Students who are visually impaired often request electronic format versions of books, to be read with screen readers or related software. Scientific materials (i.e. formulae, code, special symbols, etc.) may not work well with this available technology.

This presentation will draw from Daniel’s own experiences, to examine other formats that can be requested from authors or publishers to solve these formatting issues. He will look at how markup formats such as LaTeX differ from traditional formats such as PDF, explain their benefits and how students can learn to read these documents, and demonstrate how they can provide faster turnaround times than other electronic formats.

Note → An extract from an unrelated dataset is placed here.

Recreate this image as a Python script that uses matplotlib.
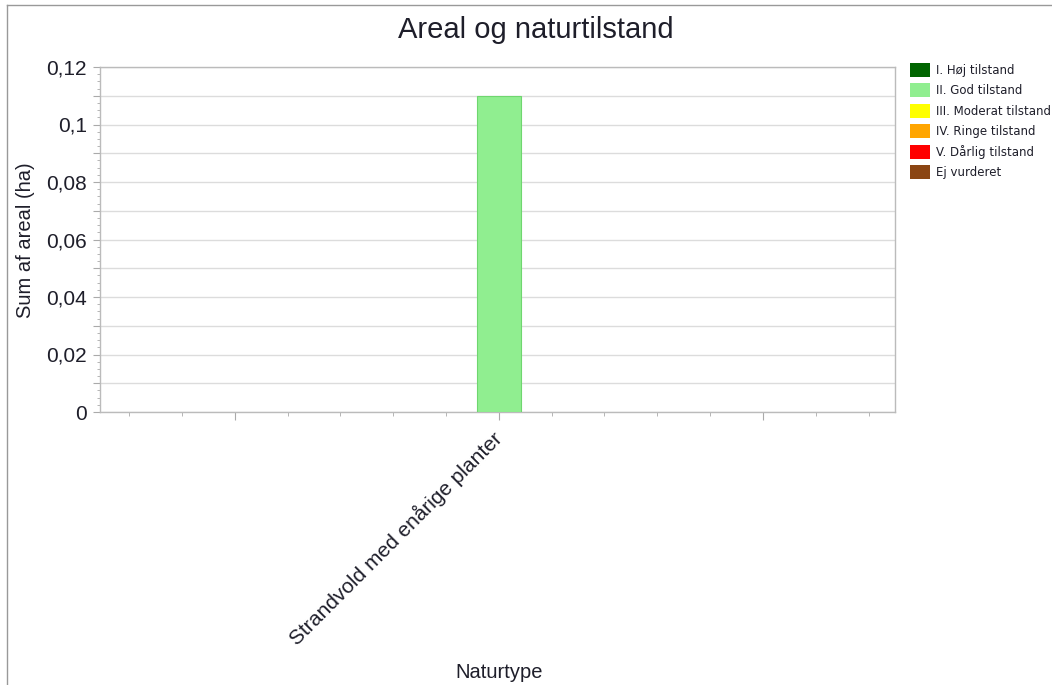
import matplotlib
matplotlib.use("Agg")
import matplotlib.pyplot as plt
from matplotlib.ticker import MultipleLocator, FuncFormatter, FixedLocator
from matplotlib.patches import Patch
from matplotlib.lines import Line2D

categories = ["Strandvold med enårige planter"]
series_names = ["I. Høj tilstand", "II. God tilstand", "III. Moderat tilstand",
                "IV. Ringe tilstand", "V. Dårlig tilstand", "Ej vurderet"]
series_values = [[0.0], [0.11], [0.0], [0.0], [0.0], [0.0]]
series_colors = ["#006400", "#90EE90", "#FFFF00", "#FFA500", "#FF0000", "#8B4513"]
edge_colors = ["#004d00", "#6fd66f", "#cccc00", "#cc8400", "#cc0000", "#6b350f"]

TXT = '#1e1e2a'
plt.rcParams['font.family'] = ['Liberation Sans', 'DejaVu Sans']

fig = plt.figure(figsize=(10.52, 6.85), dpi=100)
ax = fig.add_axes([100/1052, 1-412/685, 795/1052, 345/685])

x = list(range(len(categories)))
for name, vals, col, ec in zip(series_names, series_values, series_colors, edge_colors):
    for xi, v in zip(x, vals):
        if v > 0:
            ax.bar(xi, v, width=0.167, color=col, edgecolor=ec, linewidth=0.8, zorder=3)

ax.set_xlim(-1.51, 1.5)
ax.set_ylim(0, 0.12)
ax.set_yticks([i * 0.01 for i in range(13)], minor=False)
ax.yaxis.set_minor_locator(MultipleLocator(0.0025))
ax.yaxis.set_major_formatter(FuncFormatter(
    lambda v, p: ("%g" % round(v, 4)).replace('.', ',') if round(v * 100) % 2 == 0 else ""))
ax.grid(axis='y', which='major', color='#dcdcdc', linewidth=1, zorder=0)

ax.xaxis.set_major_locator(FixedLocator([-1, 0, 1]))
ax.xaxis.set_minor_locator(MultipleLocator(0.2))
ax.set_xticklabels(["", categories[0], ""], rotation=45, ha='right', va='center',
                   rotation_mode='anchor', fontsize=15, color=TXT)
ax.tick_params(axis='x', which='major', length=6, color='#aaaaaa', pad=11)
ax.tick_params(axis='x', which='minor', length=3, color='#aaaaaa')
ax.tick_params(axis='y', which='major', length=5, color='#aaaaaa', labelsize=15,
               labelcolor=TXT, pad=4.5)
ax.tick_params(axis='y', which='minor', length=2.5, color='#aaaaaa')
for s in ax.spines.values():
    s.set_color('#bbbbbb')
    s.set_linewidth(1)

ax.set_ylabel("Sum af areal (ha)", fontsize=14.5, color=TXT)
ax.yaxis.set_label_coords(26/1052, 1 - 240/685, transform=fig.transFigure)
ax.yaxis.label.set_va('center')
ax.set_xlabel("Naturtype", fontsize=14.5, color=TXT)
ax.xaxis.set_label_coords(499/1052, 1 - 673/685, transform=fig.transFigure)
ax.xaxis.label.set_va('center')
fig.text(536/1052, 1 - 30/685, "Areal og naturtilstand", ha='center', va='center',
         fontsize=21, color=TXT)

handles = [Patch(facecolor=c, edgecolor='none') for c in series_colors]
leg = fig.legend(handles, series_names, loc='upper left', bbox_to_anchor=(905/1052, 1 - 58/685),
                 frameon=False, fontsize=8.5, handlelength=1.75, handleheight=1.45,
                 labelspacing=0.55, handletextpad=0.45, borderaxespad=0)
for t in leg.get_texts():
    t.set_family(['DejaVu Sans'])
    t.set_color(TXT)

fig.add_artist(Line2D([7/1052, 7/1052], [0, 1 - 5/685], transform=fig.transFigure, color='#999999', linewidth=1))
fig.add_artist(Line2D([7/1052, 1], [1 - 5/685, 1 - 5/685], transform=fig.transFigure, color='#999999', linewidth=1))

fig.savefig("out.png", dpi=100)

Daniel Zingaro described the process when a student requests a book in an alternate format. Often there is no money and little time before classes start, but typically there is a long wait after sending the request to the publisher to obtain the electronic format.

It is easiest and quickest for a publisher to send a PDF file, Zingaro said. Once received, the file must be converted into an accessible format. Scientific materials are particularly hard to make accessible because of their special symbols, formulas, tables, and charts.

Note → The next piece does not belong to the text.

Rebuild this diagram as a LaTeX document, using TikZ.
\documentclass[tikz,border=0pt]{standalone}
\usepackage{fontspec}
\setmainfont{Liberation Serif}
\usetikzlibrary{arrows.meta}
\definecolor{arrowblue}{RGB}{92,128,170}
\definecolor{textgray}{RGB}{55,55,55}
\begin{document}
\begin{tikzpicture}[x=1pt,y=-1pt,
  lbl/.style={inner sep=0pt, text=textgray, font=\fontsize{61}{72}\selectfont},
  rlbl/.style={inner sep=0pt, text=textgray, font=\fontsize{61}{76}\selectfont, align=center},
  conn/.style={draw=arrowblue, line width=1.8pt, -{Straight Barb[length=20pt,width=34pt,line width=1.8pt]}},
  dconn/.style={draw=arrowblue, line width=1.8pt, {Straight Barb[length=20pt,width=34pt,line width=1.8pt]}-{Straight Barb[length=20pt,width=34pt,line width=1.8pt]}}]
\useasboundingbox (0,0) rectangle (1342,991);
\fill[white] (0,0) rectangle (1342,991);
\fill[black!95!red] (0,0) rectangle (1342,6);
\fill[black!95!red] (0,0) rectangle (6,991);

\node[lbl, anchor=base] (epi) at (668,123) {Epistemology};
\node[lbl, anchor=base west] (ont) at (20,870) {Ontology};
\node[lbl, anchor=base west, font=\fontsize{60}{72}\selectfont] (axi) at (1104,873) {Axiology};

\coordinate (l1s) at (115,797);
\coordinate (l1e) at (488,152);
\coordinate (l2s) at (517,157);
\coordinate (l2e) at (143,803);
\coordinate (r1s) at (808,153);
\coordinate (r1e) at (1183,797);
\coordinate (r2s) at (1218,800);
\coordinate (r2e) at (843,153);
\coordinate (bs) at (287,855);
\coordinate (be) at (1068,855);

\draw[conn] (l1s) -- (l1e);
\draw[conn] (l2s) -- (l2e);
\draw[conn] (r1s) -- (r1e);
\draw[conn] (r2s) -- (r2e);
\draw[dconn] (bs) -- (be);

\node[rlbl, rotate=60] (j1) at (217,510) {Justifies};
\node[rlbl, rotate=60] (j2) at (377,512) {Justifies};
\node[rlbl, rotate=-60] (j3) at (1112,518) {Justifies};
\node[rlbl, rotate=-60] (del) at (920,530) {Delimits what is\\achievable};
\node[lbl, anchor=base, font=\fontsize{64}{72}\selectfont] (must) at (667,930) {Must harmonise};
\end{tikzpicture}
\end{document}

A screen reader can directly read a PDF file loaded into Adobe Acrobat. It can sometimes be easy to navigate through tables, but no changes can be made and it is hard to search for text. An alternative is to convert the PDF file to text. Various programs can do this, including Adobe Acrobat Reader, Adobe Acrobat Professional, and Xpdf. Once the file has been converted, a student can add notes and clean up the text.

However, sometimes these programs cannot extract the text since a PDF is an image and the PDF font information may not be available. OCR software will give varying results. Typically, these programs produce many mistakes when converting scientific content.

Zingaro presented another solution. Math and related material are awkward to type using a standard word processor, he said. However, there are mark-up languages that allow authors to enter this information in a text-only format into a computer file.

LaTeX is such a language. It is commonly used, readable with screen readers or other readers, and easy to learn, Zingaro said. For example, instead of the square root symbol, the author types “sqrt,” and for fractions, the author types “frac.”

Authors of math and science books send their LaTeX files to their publishers, and the publishers use the LaTeX source code to generate the PDF files they need. This means a version of the book probably exists in LaTeX, containing a completely accessible, text-only copy of the book’s contents.

Zingaro’s experience is that computer science courses and research use material from many books, journals, and conferences. It is impossible to produce all of this material in an accessible format. His solution is to ask publishers and authors for LaTeX.